Between December 17 & December 18, 2025, the Polygon PoS network experienced a partial service disruption affecting Bor, the block-producing & transaction execution client. The issue primarily impacted RPC availability, leading to stalled responses across several infrastructure providers.
Importantly, the chain itself never went offline. Block production continued uninterrupted, validators remained active, & transactions continued to be processed throughout the incident.
What Exactly Failed
The incident was not a consensus failure. Instead, it emerged at the execution layer, where multiple Bor nodes stalled simultaneously. This resulted in:
- RPC request failures across several providers
- Temporary desynchronization among some validator nodes
- Block explorers lagging due to delayed node synchronization
Despite these disruptions, the block producer remained operational, confirming that Polygon’s consensus path was never compromised. Several core components of the Polygon PoS network remained stable throughout the incident:
- Blocks continued to be produced
- A subset of RPC nodes stayed fully operational
- Transactions were accepted & executed
- No chain halts or reorgs occurred
This afternoon, Polygon PoS experienced an issue affecting a subset of RPC nodes. The network remained online and continued producing blocks throughout the incident, with no chain downtime.

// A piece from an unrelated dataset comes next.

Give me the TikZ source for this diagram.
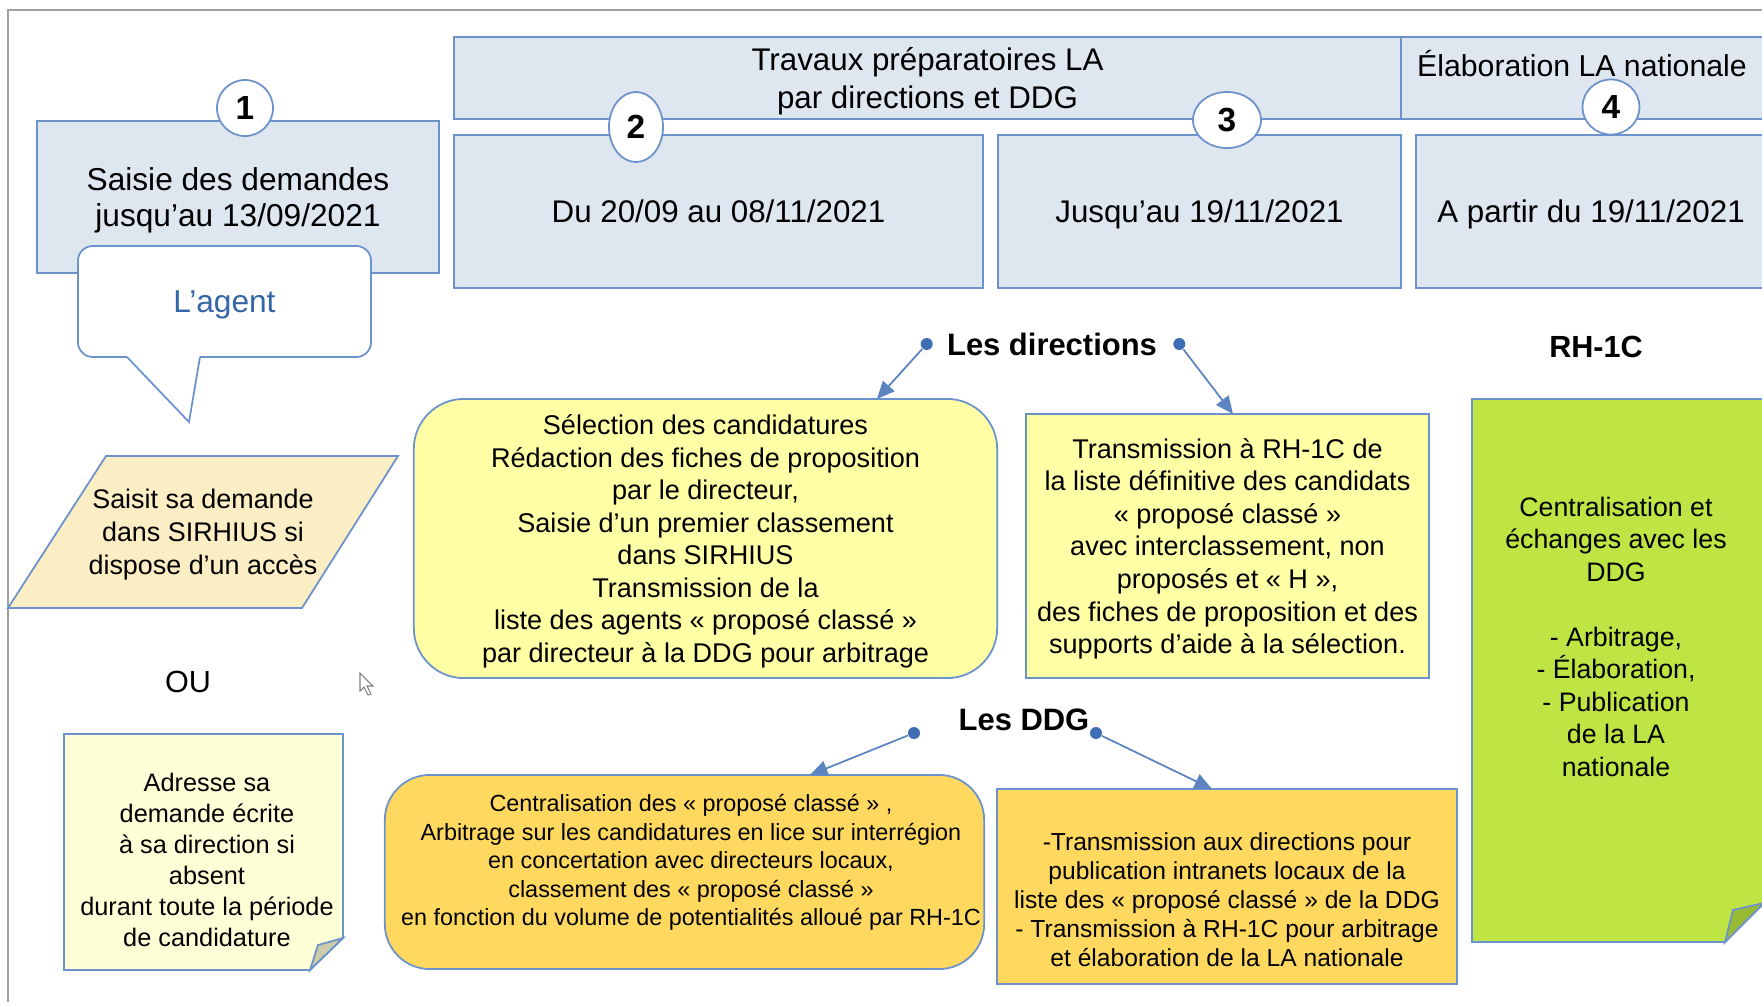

— Polygon Foundation (@0xPolygonFdn) December 17, 2025
The team quickly identified and rolled out a patch to operators to restore full service…
This distinction is critical. The incident exposed infrastructure fragility, not protocol-level failure.
Response Timeline & Mitigation
Once the issue was detected, Polygon engineers activated a war room to coordinate investigation & remediation across teams & node operators.
A targeted patch was deployed to affected operators, after which nodes began resynchronizing & validators progressively returned to quorum. For most users, RPC availability defines whether a blockchain feels online.
Even though Polygon PoS continued producing blocks, degraded RPC access impacted wallets, dApps, explorers, & exchanges that depended on affected endpoints. This incident highlights a broader industry reality, i.e., execution infrastructure & access layers are now as critical as consensus itself.

Broader Takeaways for the Polygon Ecosystem
The Bor incident reinforces several structural lessons:
- Redundant RPC providers reduce user impact
- Client concentration increases correlated failure risk
- Observability gaps can distort outage perception
- Rapid operator coordination remains a strength
Polygon’s transparent updates & swift mitigation prevented escalation, but the event underscores the need for continued investment in infra-level resilience alongside protocol upgrades.
The December Bor incident was not a failure of Polygon PoS consensus, but a stress test of its execution & access layers. Polygon passed the most critical test, i.e., no chain halt, no data loss, no consensus break while also exposing areas that require further hardening as the network scales toward higher institutional & application load.